«Com Abril sopraram ventos de liberdade para o Teatro e de esperança do seu papel futuro na sociedade portuguesa. Acreditava-se que tudo ia mudar e que as Artes Cénicas beneficiariam de políticas justas, capazes de superar, em todos os aspectos, um atraso crónico face ao panorama internacional, contribuindo assim activamente para a construção de um país novo, em alegria colectiva.
Neste capítulo, 45 anos passados, o essencial foi sendo preterido, jamais se fez um balanço sério do que daí para cá foi possível concretizar e que alcance obtiveram as transformações da realidade cultural, inseparáveis de uma sua política constitutiva, ónus do Estado laico, republicano e democrático. De facto, nunca se aferiu na raiz, necessidades e carências, insuficiências e debilidades de um todo cultural diverso, visando as necessárias dinâmicas do respectivo aprofundamento e desenvolvimento harmónicos, com presença equilibrada no território, combatendo a desertificação e qualificando os cidadãos. Para eles e para os do Teatro, a Cultura instala-se no hiato da relação entre trabalho e lazer, «no primeiro minuto de liberdade após a jornada de trabalho». Os sucessivos governos inclinaram-se sempre para a amálgama e a indiferenciação, metendo tudo no mesmo saco: indústrias criativas e criação, esta e programação, entretenimento, património e a isso chamaram Serviço Público. Não é, e nem sequer todas as entidades apoiadas o realizam. O Serviço Público Artístico, um verdadeiro Serviço Nacional de Cultura, com uma base infraestruturante garantindo a possibilidade de acesso generalizado (par)a todos, tendencialmente imune (porque resistente) à contaminação publicitária do mercado, se não lhe for fornecido conteúdo, arrisca tornar-se um conceito esvaziado de sentido. Para ser defendido (não apenas em abstracto) tem que ser praticado em concreto. No contexto português é um imperativo constitucional que deve corrigir as tão faladas e tão pouco contrariadas assimetrias, assegurando o direito à fruição e criação, em termos individuais e colectivos. As populações, menosprezadas e menorizadas, merecem mais do que a alienante degradação televisiva, até da RTP, suposto Serviço Público, que cativa mais de metade dos recursos financeiros do ministério da Cultura. Se o Teatro é o espelho da sociedade e das contradições do mundo, a TV, aparelho ideológico, utilizada como arma perigosa, é «a imagem do Poder e da sua doutrina».

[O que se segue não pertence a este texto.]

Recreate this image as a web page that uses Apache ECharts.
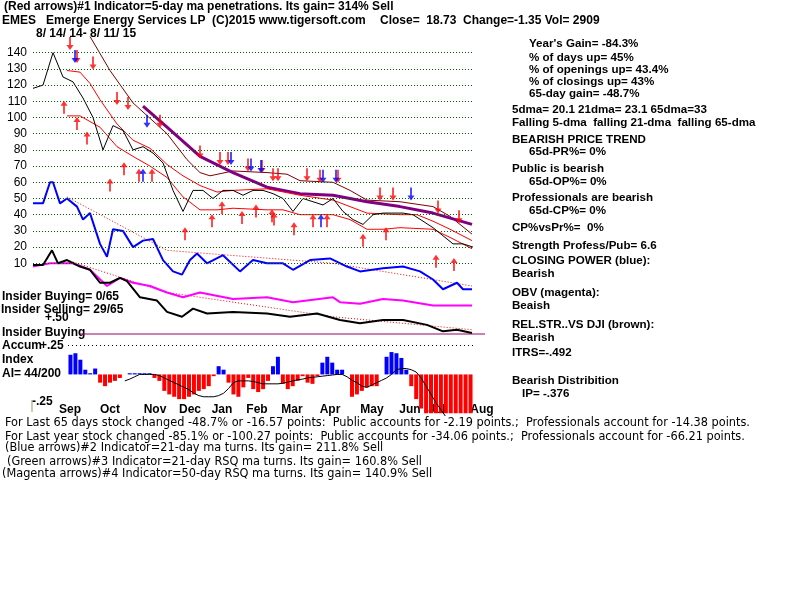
<!DOCTYPE html>
<html>
<head>
<meta charset="utf-8">
<script src="https://cdn.jsdelivr.net/npm/echarts@6/dist/echarts.min.js"></script>
<style>
  html, body { margin: 0; padding: 0; background: #fff; }
  #chart { width: 800px; height: 600px; }
</style>
</head>
<body>
<div id="chart"></div>
<script>
// price panel, x = trading-week index 0..44
const closes = [118, 120, 140, 125, 122, 112, 100, 80, 95, 92, 80, 82, 78, 72, 55, 42, 55, 55, 50, 55,
    55, 52, 55, 55, 53, 50, 42, 50, 48, 46, 50, 42, 37, 34, 40, 41, 41, 41, 40, 36, 32, 27, 22, 22, 20];
const brownMa = [[5.7, 150], [7.7, 129], [10, 109], [13.4, 90], [15.4, 74], [16.7, 66], [17.7, 64], [20, 67],
    [23.4, 66], [25.4, 65], [26.7, 61], [30, 60], [31.7, 55], [33.4, 49], [36.7, 48], [40, 45], [41.7, 39], [43.9, 28]];
const purpleMa = [[11, 107], [13.4, 94], [16.7, 76], [20, 66], [23.4, 57], [26.7, 53], [30, 52], [33.4, 48],
    [36.7, 45], [40, 41], [43.9, 34]];
const upperRed = [[3.4, 129], [4.7, 128], [5.7, 121], [6.7, 111], [8.4, 96], [10, 86], [11.7, 81], [13.4, 71],
    [15, 64], [16.7, 58], [18.4, 54], [20, 55], [23.4, 56], [26.7, 52], [30, 49], [33.4, 41], [36.7, 40],
    [38.4, 40], [40, 36], [41.7, 31], [43.9, 24]];
const lowerRed = [[3.4, 101], [4.7, 101], [6.7, 94], [8.4, 82], [10, 76], [11.7, 70], [13.4, 63], [15, 51],
    [16.7, 43], [18.4, 43], [20, 44], [23.4, 43], [25, 43], [26.7, 40], [30, 40], [31.7, 37], [33.4, 31],
    [35, 31], [36.7, 32], [40, 31], [41.7, 26], [43.9, 19]];
const closingPower = [[0, 47], [1, 47], [1.7, 60], [2, 60], [2.7, 47], [3.4, 50], [4.4, 45], [5, 37], [5.7, 41],
    [6.7, 22], [7.4, 14], [8, 31], [9, 30], [10, 20], [11, 24], [12, 25], [13, 12], [14, 5], [14.9, 3],
    [15.7, 12], [16.4, 16], [17.4, 10], [19, 15], [20.7, 5], [22, 12], [23.4, 10], [25, 10], [26, 6],
    [27.7, 12], [29.7, 13], [31.4, 8], [32.7, 5], [35, 7], [37, 8], [38.7, 5], [40, 0], [41, -6], [42.4, -2],
    [43, -6], [43.9, -6]];
const cpMa = [[3.4, 51], [13.4, 18], [30, 10], [43.9, -4]];
const relStr = [[0, 9], [1, 9], [1.9, 18], [2.5, 10], [3.4, 12], [4.7, 8], [5.7, 6], [6.7, -2], [7.7, -2],
    [8.7, 1], [9.4, -1], [10.7, -11], [12.4, -13], [13.4, -20], [14.9, -23], [16, -18], [17.4, -21], [20, -20],
    [23.4, -21], [25.7, -23], [28.4, -21], [30.7, -25], [32.7, -27], [35, -25], [37, -25], [39.4, -28],
    [41, -32], [42.4, -31], [43.9, -33]];
const relMa = [[3.4, 12], [13.4, -8], [30, -23], [43.9, -31]];
const obv = [[0, 8], [1.7, 10], [4, 10], [5.7, 6], [7.4, -4], [8.7, 1], [10, -2], [11.7, -4], [13.4, -8],
    [15, -11], [16.7, -8], [20, -12], [23.4, -11], [26, -14], [30, -11], [30.7, -14], [32.7, -15], [35, -12],
    [37, -13], [40, -16], [43.9, -16]];
const redDown = [[2.0, 152], [3.7, 142], [4.4, 134], [6.0, 130], [8.4, 108], [9.5, 105], [12.7, 94], [16.7, 75],
    [18.7, 71], [19.5, 71], [21.5, 67], [22.9, 66], [24.0, 61], [24.5, 61], [27.4, 61], [28.7, 60], [30.5, 60],
    [34.7, 49], [36.0, 49], [40.5, 41], [42.6, 35]];
const redUp = [[3.1, 110], [4.4, 100], [5.4, 91], [7.7, 62], [9.1, 72], [10.6, 68], [11.9, 68], [15.2, 32],
    [17.9, 40], [18.9, 48], [20.9, 42], [22.3, 46], [23.9, 43], [24.1, 41], [26.1, 35], [28.0, 40], [29.4, 40],
    [33.0, 28], [35.3, 32], [40.3, 15], [42.1, 13]];
const blueDown = [[4.2, 134], [11.4, 94], [19.8, 71], [21.8, 67], [22.8, 66], [29.0, 60], [30.3, 60], [37.8, 49]];
const blueUp = [[11.0, 68], [28.8, 40]];
const priceTicks = [10, 20, 30, 40, 50, 60, 70, 80, 90, 100, 110, 120, 130, 140];

// accumulation index panel
const accum = [.167, .18, .125, .04, .01, .05, -.07, -.1, -.07, -.055, -.03, 0, .01, .01, .01, .01, .01, -.03,
    -.055, -.14, -.17, -.19, -.21, -.21, -.19, -.17, -.14, -.125, -.1, -.015, .07, .04, -.07, -.17, -.19, -.11,
    -.03, -.125, -.15, -.125, -.055, .07, .15, -.08, -.125, -.1, -.055, -.015, -.07, -.08, -.015, .1, .15, .1,
    .04, .04, 0, -.19, -.17, -.14, -.11, -.1, -.1, 0, .15, .19, .18, .14, .04, -.1, -.21, -.29, -.33, -.33,
    -.33, -.33, -.33, -.33, -.33, -.33, -.33, -.33];
const accumMa = [null, null, null, null, null, null, null, null, null, null, null, -.055, -.04, -.02, 0, 0, 0, 0,
    -.01, -.03, -.05, -.07, -.09, -.11, -.13, -.16, -.18, -.19, -.19, -.19, -.18, -.16, -.12, -.07, -.055, -.055,
    -.055, -.06, -.07, -.08, -.08, -.08, -.08, -.075, -.065, -.055, -.045, -.04, -.03, -.025, -.02, -.015, -.01,
    -.005, 0, 0, -.02, -.05, -.07, -.1, -.11, -.09, -.07, -.05, -.03, 0, .04, .05, .05, .04, .02, -.03, -.1,
    -.17, -.24, -.3, -.36];
const months = ['Sep', 'Oct', 'Nov', 'Dec', 'Jan', 'Feb', 'Mar', 'Apr', 'May', 'Jun', 'Jul', 'Aug'];
const monthX = [70, 110, 155, 190, 222, 257, 292, 330, 372, 410, 437, 482];

const rightText = [
    ["Year's Gain= -84.3%", 529, 38], ['% of days up= 45%', 529, 52], ['% of openings up= 43.4%', 529, 64],
    ['% of closings up= 43%', 529, 76], ['65-day gain= -48.7%', 529, 88],
    ['5dma= 20.1 21dma= 23.1 65dma=33', 512, 104], ['Falling 5-dma  falling 21-dma  falling 65-dma', 512, 117],
    ['BEARISH PRICE TREND', 512, 134], ['65d-PR%= 0%', 529, 146], ['Public is bearish', 512, 163],
    ['65d-OP%= 0%', 529, 176], ['Professionals are bearish', 512, 192], ['65d-CP%= 0%', 529, 205],
    ['CP%vsPr%=  0%', 512, 222], ['Strength Profess/Pub= 6.6', 512, 240], ['CLOSING POWER (blue):', 512, 255],
    ['Bearish', 512, 268], ['OBV (magenta):', 512, 287], ['Beaish', 512, 300],
    ['REL.STR..VS DJI (brown):', 512, 319], ['Bearish', 512, 332], ['ITRS=-.492', 512, 347],
    ['Bearish Distribition', 512, 375], ['IP= -.376', 522, 388]
];
const leftText = [
    ['(Red arrows)#1 Indicator=5-day ma penetrations. Its gain= 314% Sell', 4, 1],
    ['EMES   Emerge Energy Services LP  (C)2015 www.tigersoft.com', 2, 15],
    ['Close=  18.73  Change=-1.35 Vol= 2909', 380, 15],
    ['8/ 14/ 14- 8/ 11/ 15', 36, 28],
    ['Insider Buying= 0/65', 2, 291], ['Insider Selling= 29/65', 1, 304], ['+.50', 45, 312],
    ['Insider Buying', 2, 327], ['Accum', 2, 340], ['+.25', 40, 340], ['Index', 2, 354],
    ['AI= 44/200', 2, 368], ['-.25', 32, 396]
];
const bottomText = [
    ['For Last 65 days stock changed -48.7% or -16.57 points:  Public accounts for -2.19 points.;  Professionals account for -14.38 points.', 5, 416],
    ['For Last year stock changed -85.1% or -100.27 points:  Public accounts for -34.06 points.;  Professionals account for -66.21 points.', 5, 430],
    ['(Blue arrows)#2 Indicator=21-day ma turns. Its gain= 211.8% Sell', 5, 441],
    ['(Green arrows)#3 Indicator=21-day RSQ ma turns. Its gain= 160.8% Sell', 7, 455],
    ['(Magenta arrows)#4 Indicator=50-day RSQ ma turns. Its gain= 140.9% Sell', 2, 467]
];

const boldFont = 'bold 12px "Liberation Sans", Arial, sans-serif';
const rightFont = 'bold 11.6px "Liberation Sans", Arial, sans-serif';
const narrowFont = '12.6px "Liberation Sans Narrow", "DejaVu Sans Condensed", sans-serif';
const downArrow = 'path://M3,0 L5,0 L5,8 L8,8 L4,13 L0,8 L3,8 Z';
const upArrow = 'path://M4,0 L8,5 L5,5 L5,13 L3,13 L3,5 L0,5 Z';

function txt(list, font) {
    return list.map(t => ({
        type: 'text', left: t[1], top: t[2],
        style: { text: t[0], font: font, fill: '#000' }
    }));
}

const graphics = [].concat(
    txt(rightText, rightFont), txt(leftText, boldFont), txt(bottomText, narrowFont),
    months.map((m, i) => ({
        type: 'text', x: monthX[i], y: 404,
        style: { text: m, font: boldFont, fill: '#000', align: 'center' }
    })),
    [{ type: 'line', shape: { x1: 80, y1: 334, x2: 485, y2: 334 }, style: { stroke: '#990066', lineWidth: 1 } },
     { type: 'line', shape: { x1: 32, y1: 400, x2: 32, y2: 412 }, style: { stroke: '#999966', lineWidth: 1 } }]
);

function lineS(data, color, width, type) {
    return {
        type: 'line', data: data, symbol: 'none', silent: true,
        lineStyle: { color: color, width: width, type: type || 'solid' }
    };
}
function arrows(data, color, sym, offY) {
    return {
        type: 'scatter', data: data, symbol: sym, symbolSize: [7, 13],
        symbolOffset: [0, offY], itemStyle: { color: color }, z: 5
    };
}

const chart = echarts.init(document.getElementById('chart'));
chart.setOption({
    animation: false,
    backgroundColor: '#fff',
    graphic: graphics,
    grid: [
        { left: 33, width: 440, top: 36.5, height: 324 },
        { left: 68, width: 405, top: 345, height: 70.6 }
    ],
    xAxis: [
        { type: 'value', gridIndex: 0, min: 0, max: 44, show: false },
        { type: 'category', gridIndex: 1, data: accum.map((v, i) => i), show: false }
    ],
    yAxis: [
        {
            type: 'value', gridIndex: 0, min: -50, max: 150, interval: 10,
            axisLine: { show: false }, axisTick: { show: false }, splitLine: { show: false },
            axisLabel: {
                margin: 6,
                font: 'bold 13px "Liberation Sans", Arial, sans-serif', color: '#000',
                formatter: v => priceTicks.includes(v) ? String(v) : ''
            }
        },
        { type: 'value', gridIndex: 1, min: -0.35, max: 0.25, show: false }
    ],
    series: [
        {
            type: 'line', data: [], silent: true,
            markLine: {
                symbol: 'none', silent: true, label: { show: false },
                lineStyle: { color: '#006600', type: [1, 2], width: 1 },
                data: priceTicks.map(v => ({ yAxis: v }))
            }
        },
        lineS(cpMa, '#ff0000', 1, [1, 2]),
        lineS(relMa, '#ff0000', 1, [1, 2]),
        lineS(brownMa, '#800000', 1),
        lineS(purpleMa, '#800080', 3),
        lineS(upperRed, '#ff0000', 1),
        lineS(lowerRed, '#ff0000', 1),
        lineS(closes.map((v, i) => [i, v]), '#000', 1),
        lineS(obv, '#ff00ff', 2),
        lineS(relStr, '#000', 2),
        lineS(closingPower, '#0000ff', 2),
        arrows(redDown, '#ff0000', downArrow, -6),
        arrows(redUp, '#ff0000', upArrow, 6),
        arrows(blueDown, '#0000ff', downArrow, -6),
        arrows(blueUp, '#0000ff', upArrow, 6),
        {
            type: 'bar', xAxisIndex: 1, yAxisIndex: 1, barWidth: 4,
            data: accum.map(v => ({ value: v, itemStyle: { color: v >= 0 ? '#0000ff' : '#ff0000' } })),
            markLine: {
                symbol: 'none', silent: true, label: { show: false },
                lineStyle: { color: '#000', type: [1, 3], width: 1 },
                data: [{ yAxis: 0.25 }]
            }
        },
        {
            type: 'line', xAxisIndex: 1, yAxisIndex: 1, data: accumMa, symbol: 'none', silent: true,
            lineStyle: { color: '#000', width: 1 }
        }
    ]
});
</script>
</body>
</html>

O Estado não cumpre o seu dever (sim, o dever cívico) de respeitar e apoiar o Teatro. E todavia é uma sua tarefa, um seu encargo moral. Mas nada parece mais alheio aos governantes, cujo desinteresse e ignorância, na ausência de uma política artística corajosa, dissemina, sem o reconhecer, o cancro da incerteza, da insegurança e da precariedade, a desestabilização, o silêncio e ainda pior, quantas vezes a arrogância impositiva de verbas irrisórias ou um amável cinismo para camuflar a inércia e a frivolidade de medidas sempre as mesmas (veja-se as conclusões patéticas do grupo de trabalho nomeado pelo anterior ministro). A falta de meios financeiros (e outros) revela o medo do papel social e político que o teatro desempenha. As burocracias têm sido tão só uma instância de controlo, sobretudo contabilístico. Um Orçamento é também uma política que produz escolhas, em vista do quê e para quem se faz.
E se a gente do Teatro ganha pouco, a sua Arte é cara. Não rende. Os lucros são espirituais, visam a emancipação pelo conhecimento sensível do real. É assim desde os gregos no século V a.c. – a obra tinha por destino ser útil às gentes do seu tempo, lição que nos aproveita 26 séculos depois.
Tudo está para recomeçar. Há que refundar o apoio às Artes!
A Democracia não o é, se amputada culturalmente».